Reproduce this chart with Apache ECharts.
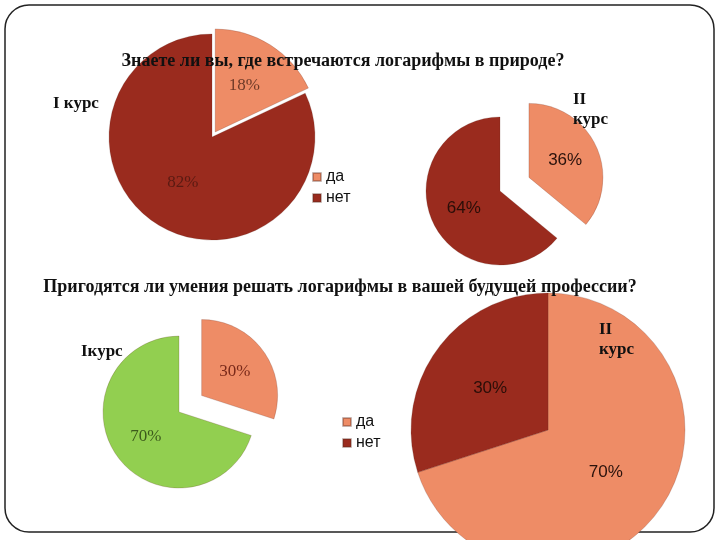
<!DOCTYPE html>
<html>
<head>
<meta charset="utf-8">
<script src="https://cdn.jsdelivr.net/npm/echarts@6/dist/echarts.min.js"></script>
<style>
  html, body { margin: 0; padding: 0; background: #ffffff; }
  #main { width: 720px; height: 540px; }
</style>
</head>
<body>
<div id="main"></div>
<script>
// ответы
const answers = ["да", "нет"];
// Знаете ли вы, где встречаются логарифмы в природе?
const natureCourse1 = [18, 82];
const natureCourse2 = [36, 64];
// Пригодятся ли умения решать логарифмы в вашей будущей профессии?
const jobCourse1 = [30, 70];
const jobCourse2 = [70, 30];

const light = "#ee8c66";
const dark = "#9a2b1e";
const green = "#92cf50";
const serif = "Liberation Serif";
const sans = "Liberation Sans";

function pieData(values, colors, textColors, explode) {
  return values.map(function (v, i) {
    return {
      name: answers[i],
      value: v,
      selected: explode && i === 0,
      itemStyle: { color: colors[i] },
      label: { color: textColors[i] }
    };
  });
}

function pieSeries(values, colors, textColors, center, radius, offset, font) {
  return {
    type: "pie",
    center: center,
    radius: radius,
    startAngle: 90,
    clockwise: true,
    selectedMode: offset ? "single" : false,
    selectedOffset: offset || 0,
    animation: false,
    silent: true,
    label: {
      show: true,
      position: "inside",
      formatter: "{d}%",
      fontFamily: font,
      fontSize: 17
    },
    labelLine: { show: false },
    emphasis: { disabled: true },
    itemStyle: { borderColor: "rgba(90,40,30,0.35)", borderWidth: 0.6 },
    data: pieData(values, colors, textColors, !!offset)
  };
}

const chart = echarts.init(document.getElementById("main"));

const legendItems = [
  { name: "да", itemStyle: { color: light } },
  { name: "нет", itemStyle: { color: dark } }
];

chart.setOption({
  backgroundColor: "#ffffff",
  graphic: [
    {
      type: "rect",
      z: -10,
      shape: { x: 5, y: 5, width: 709, height: 527, r: 24 },
      style: { fill: "none", stroke: "#222", lineWidth: 1.5 }
    }
  ],
  title: [
    {
      text: "Знаете ли вы, где встречаются логарифмы в природе?",
      left: 338, top: 47, textAlign: "center",
      textStyle: { fontFamily: serif, fontWeight: "bold", fontSize: 18, color: "#111" }
    },
    {
      text: "I курс",
      left: 48, top: 90,
      textStyle: { fontFamily: serif, fontWeight: "bold", fontSize: 17, color: "#111" }
    },
    {
      text: "II\nкурс",
      left: 568, top: 85,
      textStyle: { fontFamily: serif, fontWeight: "bold", fontSize: 17, lineHeight: 20, color: "#111" }
    },
    {
      text: "Пригодятся ли умения решать логарифмы в вашей будущей профессии?",
      left: 335, top: 273, textAlign: "center",
      textStyle: { fontFamily: serif, fontWeight: "bold", fontSize: 18, color: "#111" }
    },
    {
      text: "Iкурс",
      left: 76, top: 338,
      textStyle: { fontFamily: serif, fontWeight: "bold", fontSize: 17, color: "#111" }
    },
    {
      text: "II\nкурс",
      left: 594, top: 315,
      textStyle: { fontFamily: serif, fontWeight: "bold", fontSize: 17, lineHeight: 20, color: "#111" }
    }
  ],
  legend: [
    {
      orient: "vertical",
      left: 307, top: 164,
      itemWidth: 8, itemHeight: 8, itemGap: 5,
      icon: "rect",
      selectedMode: false,
      textStyle: { fontFamily: sans, fontSize: 16, color: "#111" },
      data: legendItems
    },
    {
      orient: "vertical",
      left: 337, top: 409,
      itemWidth: 8, itemHeight: 8, itemGap: 5,
      icon: "rect",
      selectedMode: false,
      textStyle: { fontFamily: sans, fontSize: 16, color: "#111" },
      data: legendItems
    }
  ],
  series: [
    pieSeries(natureCourse1, [light, dark], ["#6e3a28", "#5a1a12"], [212, 137], 103, 6, serif),
    pieSeries(natureCourse2, [light, dark], ["#2a120c", "#2a0e08"], [500, 191], 74, 32, sans),
    pieSeries(jobCourse1, [light, green], ["#7a2a1a", "#3c5a1c"], [179, 412], 76, 28, serif),
    pieSeries(jobCourse2, [light, dark], ["#2a120c", "#2a0e08"], [548, 430], 137, 0, sans)
  ]
});
</script>
</body>
</html>
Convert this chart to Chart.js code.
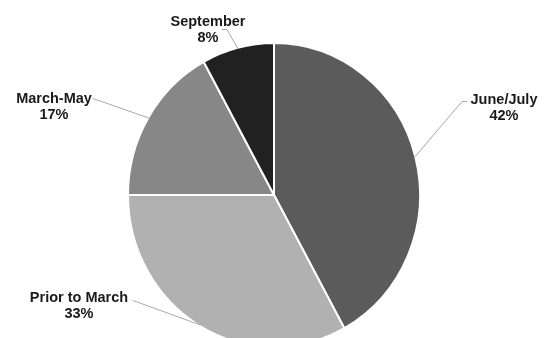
<!DOCTYPE html>
<html>
<head>
<meta charset="utf-8">
<script src="https://cdn.jsdelivr.net/npm/chart.js@4/dist/chart.umd.min.js"></script>
<style>
  html, body { margin: 0; padding: 0; background: #fff; overflow: hidden; }
  canvas { display: block; }
</style>
</head>
<body>
<canvas id="c" width="550" height="350"></canvas>
<script>
// ---- data ----
const categories = ["June/July", "Prior to March", "March-May", "September"];
const values = [42, 33, 17, 8];

// ---- styles / layout (not data) ----
const sliceColors = ["#5b5b5b", "#b1b1b1", "#878787", "#212121"];
const verticalStretch = 1.041;
// label anchor (center of the name line baseline) and leader start point for each slice
const labelLayout = [
  { x: 504, y: 104, lx: 467, ly: 101, hook: -5 },
  { x: 79,  y: 302, lx: 133, ly: 300, hook: 0 },
  { x: 54,  y: 103, lx: 93,  ly: 98,  hook: 0 },
  { x: 208, y: 26,  lx: 222, ly: 29,  hook: 5 }
];

const stretchPlugin = {
  id: 'stretch',
  beforeDatasetsDraw(chart) {
    const ctx = chart.ctx;
    const a = chart.getDatasetMeta(0).data[0];
    ctx.save();
    ctx.translate(a.x, a.y);
    ctx.scale(1, verticalStretch);
    ctx.translate(-a.x, -a.y);
  },
  afterDatasetsDraw(chart) {
    chart.ctx.restore();
  }
};

const labelPlugin = {
  id: 'pieLabels',
  afterDraw(chart) {
    const ctx = chart.ctx;
    const meta = chart.getDatasetMeta(0);
    ctx.save();
    meta.data.forEach((arc, i) => {
      const mid = (arc.startAngle + arc.endAngle) / 2;
      const r = arc.outerRadius - 1;
      const ex = arc.x + Math.cos(mid) * r;
      const ey = arc.y + Math.sin(mid) * r * verticalStretch;
      const L = labelLayout[i];
      ctx.strokeStyle = "#a8a8a8";
      ctx.lineWidth = 1;
      ctx.beginPath();
      ctx.moveTo(L.lx, L.ly + 0.5);
      let sx = L.lx;
      if (L.hook) { sx = L.lx + L.hook; ctx.lineTo(sx, L.ly + 0.5); }
      ctx.lineTo(ex, ey);
      ctx.stroke();

      ctx.fillStyle = "#1a1a1a";
      ctx.font = "bold 14.5px 'Liberation Sans', Arial, sans-serif";
      ctx.textAlign = "center";
      ctx.textBaseline = "alphabetic";
      ctx.fillText(categories[i], L.x, L.y);
      ctx.fillText(values[i] + "%", L.x, L.y + 16);
    });
    ctx.restore();
  }
};

new Chart(document.getElementById('c'), {
  type: 'pie',
  data: {
    labels: categories,
    datasets: [{
      data: values,
      backgroundColor: sliceColors,
      borderColor: "#ffffff",
      borderWidth: 2,
      hoverOffset: 0
    }]
  },
  options: {
    responsive: false,
    devicePixelRatio: 1,
    animation: false,
    layout: { padding: { top: 48, bottom: 8, left: 127, right: 129 } },
    plugins: {
      legend: { display: false },
      tooltip: { enabled: false },
      title: { display: false }
    }
  },
  plugins: [stretchPlugin, labelPlugin]
});
</script>
</body>
</html>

————

Repeat every record above exactly, but leave out any pictures.

◆ EXERCISE ANSWER ◆
Reproduce this chart with Apache ECharts.
<!DOCTYPE html>
<html>
<head>
<meta charset="utf-8">
<script src="https://cdn.jsdelivr.net/npm/echarts@6/dist/echarts.min.js"></script>
<style>
  html, body { margin: 0; padding: 0; background: #ffffff; }
  #main { width: 720px; height: 540px; }
</style>
</head>
<body>
<div id="main"></div>
<script>
// ответы
const answers = ["да", "нет"];
// Знаете ли вы, где встречаются логарифмы в природе?
const natureCourse1 = [18, 82];
const natureCourse2 = [36, 64];
// Пригодятся ли умения решать логарифмы в вашей будущей профессии?
const jobCourse1 = [30, 70];
const jobCourse2 = [70, 30];

const light = "#ee8c66";
const dark = "#9a2b1e";
const green = "#92cf50";
const serif = "Liberation Serif";
const sans = "Liberation Sans";

function pieData(values, colors, textColors, explode) {
  return values.map(function (v, i) {
    return {
      name: answers[i],
      value: v,
      selected: explode && i === 0,
      itemStyle: { color: colors[i] },
      label: { color: textColors[i] }
    };
  });
}

function pieSeries(values, colors, textColors, center, radius, offset, font) {
  return {
    type: "pie",
    center: center,
    radius: radius,
    startAngle: 90,
    clockwise: true,
    selectedMode: offset ? "single" : false,
    selectedOffset: offset || 0,
    animation: false,
    silent: true,
    label: {
      show: true,
      position: "inside",
      formatter: "{d}%",
      fontFamily: font,
      fontSize: 17
    },
    labelLine: { show: false },
    emphasis: { disabled: true },
    itemStyle: { borderColor: "rgba(90,40,30,0.35)", borderWidth: 0.6 },
    data: pieData(values, colors, textColors, !!offset)
  };
}

const chart = echarts.init(document.getElementById("main"));

const legendItems = [
  { name: "да", itemStyle: { color: light } },
  { name: "нет", itemStyle: { color: dark } }
];

chart.setOption({
  backgroundColor: "#ffffff",
  graphic: [
    {
      type: "rect",
      z: -10,
      shape: { x: 5, y: 5, width: 709, height: 527, r: 24 },
      style: { fill: "none", stroke: "#222", lineWidth: 1.5 }
    }
  ],
  title: [
    {
      text: "Знаете ли вы, где встречаются логарифмы в природе?",
      left: 338, top: 47, textAlign: "center",
      textStyle: { fontFamily: serif, fontWeight: "bold", fontSize: 18, color: "#111" }
    },
    {
      text: "I курс",
      left: 48, top: 90,
      textStyle: { fontFamily: serif, fontWeight: "bold", fontSize: 17, color: "#111" }
    },
    {
      text: "II\nкурс",
      left: 568, top: 85,
      textStyle: { fontFamily: serif, fontWeight: "bold", fontSize: 17, lineHeight: 20, color: "#111" }
    },
    {
      text: "Пригодятся ли умения решать логарифмы в вашей будущей профессии?",
      left: 335, top: 273, textAlign: "center",
      textStyle: { fontFamily: serif, fontWeight: "bold", fontSize: 18, color: "#111" }
    },
    {
      text: "Iкурс",
      left: 76, top: 338,
      textStyle: { fontFamily: serif, fontWeight: "bold", fontSize: 17, color: "#111" }
    },
    {
      text: "II\nкурс",
      left: 594, top: 315,
      textStyle: { fontFamily: serif, fontWeight: "bold", fontSize: 17, lineHeight: 20, color: "#111" }
    }
  ],
  legend: [
    {
      orient: "vertical",
      left: 307, top: 164,
      itemWidth: 8, itemHeight: 8, itemGap: 5,
      icon: "rect",
      selectedMode: false,
      textStyle: { fontFamily: sans, fontSize: 16, color: "#111" },
      data: legendItems
    },
    {
      orient: "vertical",
      left: 337, top: 409,
      itemWidth: 8, itemHeight: 8, itemGap: 5,
      icon: "rect",
      selectedMode: false,
      textStyle: { fontFamily: sans, fontSize: 16, color: "#111" },
      data: legendItems
    }
  ],
  series: [
    pieSeries(natureCourse1, [light, dark], ["#6e3a28", "#5a1a12"], [212, 137], 103, 6, serif),
    pieSeries(natureCourse2, [light, dark], ["#2a120c", "#2a0e08"], [500, 191], 74, 32, sans),
    pieSeries(jobCourse1, [light, green], ["#7a2a1a", "#3c5a1c"], [179, 412], 76, 28, serif),
    pieSeries(jobCourse2, [light, dark], ["#2a120c", "#2a0e08"], [548, 430], 137, 0, sans)
  ]
});
</script>
</body>
</html>
Convert this chart to Chart.js code.
<!DOCTYPE html>
<html>
<head>
<meta charset="utf-8">
<script src="https://cdn.jsdelivr.net/npm/chart.js@4/dist/chart.umd.min.js"></script>
<style>
  html, body { margin: 0; padding: 0; background: #fff; overflow: hidden; }
  canvas { display: block; }
</style>
</head>
<body>
<canvas id="c" width="550" height="350"></canvas>
<script>
// ---- data ----
const categories = ["June/July", "Prior to March", "March-May", "September"];
const values = [42, 33, 17, 8];

// ---- styles / layout (not data) ----
const sliceColors = ["#5b5b5b", "#b1b1b1", "#878787", "#212121"];
const verticalStretch = 1.041;
// label anchor (center of the name line baseline) and leader start point for each slice
const labelLayout = [
  { x: 504, y: 104, lx: 467, ly: 101, hook: -5 },
  { x: 79,  y: 302, lx: 133, ly: 300, hook: 0 },
  { x: 54,  y: 103, lx: 93,  ly: 98,  hook: 0 },
  { x: 208, y: 26,  lx: 222, ly: 29,  hook: 5 }
];

const stretchPlugin = {
  id: 'stretch',
  beforeDatasetsDraw(chart) {
    const ctx = chart.ctx;
    const a = chart.getDatasetMeta(0).data[0];
    ctx.save();
    ctx.translate(a.x, a.y);
    ctx.scale(1, verticalStretch);
    ctx.translate(-a.x, -a.y);
  },
  afterDatasetsDraw(chart) {
    chart.ctx.restore();
  }
};

const labelPlugin = {
  id: 'pieLabels',
  afterDraw(chart) {
    const ctx = chart.ctx;
    const meta = chart.getDatasetMeta(0);
    ctx.save();
    meta.data.forEach((arc, i) => {
      const mid = (arc.startAngle + arc.endAngle) / 2;
      const r = arc.outerRadius - 1;
      const ex = arc.x + Math.cos(mid) * r;
      const ey = arc.y + Math.sin(mid) * r * verticalStretch;
      const L = labelLayout[i];
      ctx.strokeStyle = "#a8a8a8";
      ctx.lineWidth = 1;
      ctx.beginPath();
      ctx.moveTo(L.lx, L.ly + 0.5);
      let sx = L.lx;
      if (L.hook) { sx = L.lx + L.hook; ctx.lineTo(sx, L.ly + 0.5); }
      ctx.lineTo(ex, ey);
      ctx.stroke();

      ctx.fillStyle = "#1a1a1a";
      ctx.font = "bold 14.5px 'Liberation Sans', Arial, sans-serif";
      ctx.textAlign = "center";
      ctx.textBaseline = "alphabetic";
      ctx.fillText(categories[i], L.x, L.y);
      ctx.fillText(values[i] + "%", L.x, L.y + 16);
    });
    ctx.restore();
  }
};

new Chart(document.getElementById('c'), {
  type: 'pie',
  data: {
    labels: categories,
    datasets: [{
      data: values,
      backgroundColor: sliceColors,
      borderColor: "#ffffff",
      borderWidth: 2,
      hoverOffset: 0
    }]
  },
  options: {
    responsive: false,
    devicePixelRatio: 1,
    animation: false,
    layout: { padding: { top: 48, bottom: 8, left: 127, right: 129 } },
    plugins: {
      legend: { display: false },
      tooltip: { enabled: false },
      title: { display: false }
    }
  },
  plugins: [stretchPlugin, labelPlugin]
});
</script>
</body>
</html>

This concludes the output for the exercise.